[SHORT EXERCISE]: Each line below should be quoted exactly, please.
:::::
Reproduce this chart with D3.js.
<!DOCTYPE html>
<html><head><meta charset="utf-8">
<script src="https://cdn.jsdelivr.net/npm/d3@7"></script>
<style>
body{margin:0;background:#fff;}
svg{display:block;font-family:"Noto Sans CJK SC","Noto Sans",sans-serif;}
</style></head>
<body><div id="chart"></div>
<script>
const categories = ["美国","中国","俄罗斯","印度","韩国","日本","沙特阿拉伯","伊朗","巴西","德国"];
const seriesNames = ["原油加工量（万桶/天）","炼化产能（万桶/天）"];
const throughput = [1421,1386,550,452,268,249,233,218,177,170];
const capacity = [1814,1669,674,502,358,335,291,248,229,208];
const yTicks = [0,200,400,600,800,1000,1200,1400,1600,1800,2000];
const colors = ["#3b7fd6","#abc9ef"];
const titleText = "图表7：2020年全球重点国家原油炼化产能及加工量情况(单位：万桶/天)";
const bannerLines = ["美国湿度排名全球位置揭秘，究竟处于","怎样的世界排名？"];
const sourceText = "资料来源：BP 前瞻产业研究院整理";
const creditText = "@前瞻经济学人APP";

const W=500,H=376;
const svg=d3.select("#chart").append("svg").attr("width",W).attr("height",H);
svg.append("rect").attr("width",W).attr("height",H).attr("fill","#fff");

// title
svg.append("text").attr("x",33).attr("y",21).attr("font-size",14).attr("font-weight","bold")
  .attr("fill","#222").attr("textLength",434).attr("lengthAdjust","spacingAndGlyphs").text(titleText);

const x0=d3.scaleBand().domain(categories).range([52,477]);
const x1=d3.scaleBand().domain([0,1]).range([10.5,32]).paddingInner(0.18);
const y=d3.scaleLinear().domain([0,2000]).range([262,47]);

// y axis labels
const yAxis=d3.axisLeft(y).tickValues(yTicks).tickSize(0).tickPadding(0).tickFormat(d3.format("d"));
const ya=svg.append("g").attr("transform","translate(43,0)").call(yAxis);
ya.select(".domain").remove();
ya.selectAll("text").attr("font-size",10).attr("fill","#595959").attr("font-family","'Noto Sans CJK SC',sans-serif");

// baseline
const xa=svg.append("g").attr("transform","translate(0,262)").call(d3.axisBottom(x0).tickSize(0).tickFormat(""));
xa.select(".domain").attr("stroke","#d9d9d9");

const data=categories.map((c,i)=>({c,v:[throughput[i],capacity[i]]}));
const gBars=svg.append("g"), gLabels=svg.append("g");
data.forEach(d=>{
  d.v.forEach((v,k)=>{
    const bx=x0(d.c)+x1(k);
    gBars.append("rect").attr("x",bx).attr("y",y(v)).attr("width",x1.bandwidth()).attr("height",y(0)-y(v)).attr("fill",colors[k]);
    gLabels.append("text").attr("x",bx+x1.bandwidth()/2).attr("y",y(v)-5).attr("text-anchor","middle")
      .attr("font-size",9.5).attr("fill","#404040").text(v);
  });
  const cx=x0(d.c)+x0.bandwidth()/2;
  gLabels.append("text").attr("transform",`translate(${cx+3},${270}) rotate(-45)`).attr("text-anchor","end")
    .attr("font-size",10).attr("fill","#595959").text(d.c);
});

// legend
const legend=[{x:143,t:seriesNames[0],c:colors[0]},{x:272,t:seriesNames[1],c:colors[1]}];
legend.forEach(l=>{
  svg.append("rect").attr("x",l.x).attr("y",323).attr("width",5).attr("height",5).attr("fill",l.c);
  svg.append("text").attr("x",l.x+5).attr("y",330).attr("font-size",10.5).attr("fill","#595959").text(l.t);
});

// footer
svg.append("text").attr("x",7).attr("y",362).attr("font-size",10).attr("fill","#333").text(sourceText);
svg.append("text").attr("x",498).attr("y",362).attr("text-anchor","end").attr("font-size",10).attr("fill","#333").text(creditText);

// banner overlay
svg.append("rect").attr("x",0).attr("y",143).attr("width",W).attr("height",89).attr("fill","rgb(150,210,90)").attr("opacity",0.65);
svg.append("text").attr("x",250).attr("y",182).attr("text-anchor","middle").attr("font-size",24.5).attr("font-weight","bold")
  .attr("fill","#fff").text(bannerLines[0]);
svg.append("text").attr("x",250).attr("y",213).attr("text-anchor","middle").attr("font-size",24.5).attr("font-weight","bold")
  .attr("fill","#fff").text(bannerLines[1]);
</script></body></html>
:::::
[THE RESPONSE]:
Reproduce this chart with D3.js.
<!DOCTYPE html>
<html><head><meta charset="utf-8">
<script src="https://cdn.jsdelivr.net/npm/d3@7"></script>
<style>
body{margin:0;background:#fff;}
svg{display:block;font-family:"Noto Sans CJK SC","Noto Sans",sans-serif;}
</style></head>
<body><div id="chart"></div>
<script>
const categories = ["美国","中国","俄罗斯","印度","韩国","日本","沙特阿拉伯","伊朗","巴西","德国"];
const seriesNames = ["原油加工量（万桶/天）","炼化产能（万桶/天）"];
const throughput = [1421,1386,550,452,268,249,233,218,177,170];
const capacity = [1814,1669,674,502,358,335,291,248,229,208];
const yTicks = [0,200,400,600,800,1000,1200,1400,1600,1800,2000];
const colors = ["#3b7fd6","#abc9ef"];
const titleText = "图表7：2020年全球重点国家原油炼化产能及加工量情况(单位：万桶/天)";
const bannerLines = ["美国湿度排名全球位置揭秘，究竟处于","怎样的世界排名？"];
const sourceText = "资料来源：BP 前瞻产业研究院整理";
const creditText = "@前瞻经济学人APP";

const W=500,H=376;
const svg=d3.select("#chart").append("svg").attr("width",W).attr("height",H);
svg.append("rect").attr("width",W).attr("height",H).attr("fill","#fff");

// title
svg.append("text").attr("x",33).attr("y",21).attr("font-size",14).attr("font-weight","bold")
  .attr("fill","#222").attr("textLength",434).attr("lengthAdjust","spacingAndGlyphs").text(titleText);

const x0=d3.scaleBand().domain(categories).range([52,477]);
const x1=d3.scaleBand().domain([0,1]).range([10.5,32]).paddingInner(0.18);
const y=d3.scaleLinear().domain([0,2000]).range([262,47]);

// y axis labels
const yAxis=d3.axisLeft(y).tickValues(yTicks).tickSize(0).tickPadding(0).tickFormat(d3.format("d"));
const ya=svg.append("g").attr("transform","translate(43,0)").call(yAxis);
ya.select(".domain").remove();
ya.selectAll("text").attr("font-size",10).attr("fill","#595959").attr("font-family","'Noto Sans CJK SC',sans-serif");

// baseline
const xa=svg.append("g").attr("transform","translate(0,262)").call(d3.axisBottom(x0).tickSize(0).tickFormat(""));
xa.select(".domain").attr("stroke","#d9d9d9");

const data=categories.map((c,i)=>({c,v:[throughput[i],capacity[i]]}));
const gBars=svg.append("g"), gLabels=svg.append("g");
data.forEach(d=>{
  d.v.forEach((v,k)=>{
    const bx=x0(d.c)+x1(k);
    gBars.append("rect").attr("x",bx).attr("y",y(v)).attr("width",x1.bandwidth()).attr("height",y(0)-y(v)).attr("fill",colors[k]);
    gLabels.append("text").attr("x",bx+x1.bandwidth()/2).attr("y",y(v)-5).attr("text-anchor","middle")
      .attr("font-size",9.5).attr("fill","#404040").text(v);
  });
  const cx=x0(d.c)+x0.bandwidth()/2;
  gLabels.append("text").attr("transform",`translate(${cx+3},${270}) rotate(-45)`).attr("text-anchor","end")
    .attr("font-size",10).attr("fill","#595959").text(d.c);
});

// legend
const legend=[{x:143,t:seriesNames[0],c:colors[0]},{x:272,t:seriesNames[1],c:colors[1]}];
legend.forEach(l=>{
  svg.append("rect").attr("x",l.x).attr("y",323).attr("width",5).attr("height",5).attr("fill",l.c);
  svg.append("text").attr("x",l.x+5).attr("y",330).attr("font-size",10.5).attr("fill","#595959").text(l.t);
});

// footer
svg.append("text").attr("x",7).attr("y",362).attr("font-size",10).attr("fill","#333").text(sourceText);
svg.append("text").attr("x",498).attr("y",362).attr("text-anchor","end").attr("font-size",10).attr("fill","#333").text(creditText);

// banner overlay
svg.append("rect").attr("x",0).attr("y",143).attr("width",W).attr("height",89).attr("fill","rgb(150,210,90)").attr("opacity",0.65);
svg.append("text").attr("x",250).attr("y",182).attr("text-anchor","middle").attr("font-size",24.5).attr("font-weight","bold")
  .attr("fill","#fff").text(bannerLines[0]);
svg.append("text").attr("x",250).attr("y",213).attr("text-anchor","middle").attr("font-size",24.5).attr("font-weight","bold")
  .attr("fill","#fff").text(bannerLines[1]);
</script></body></html>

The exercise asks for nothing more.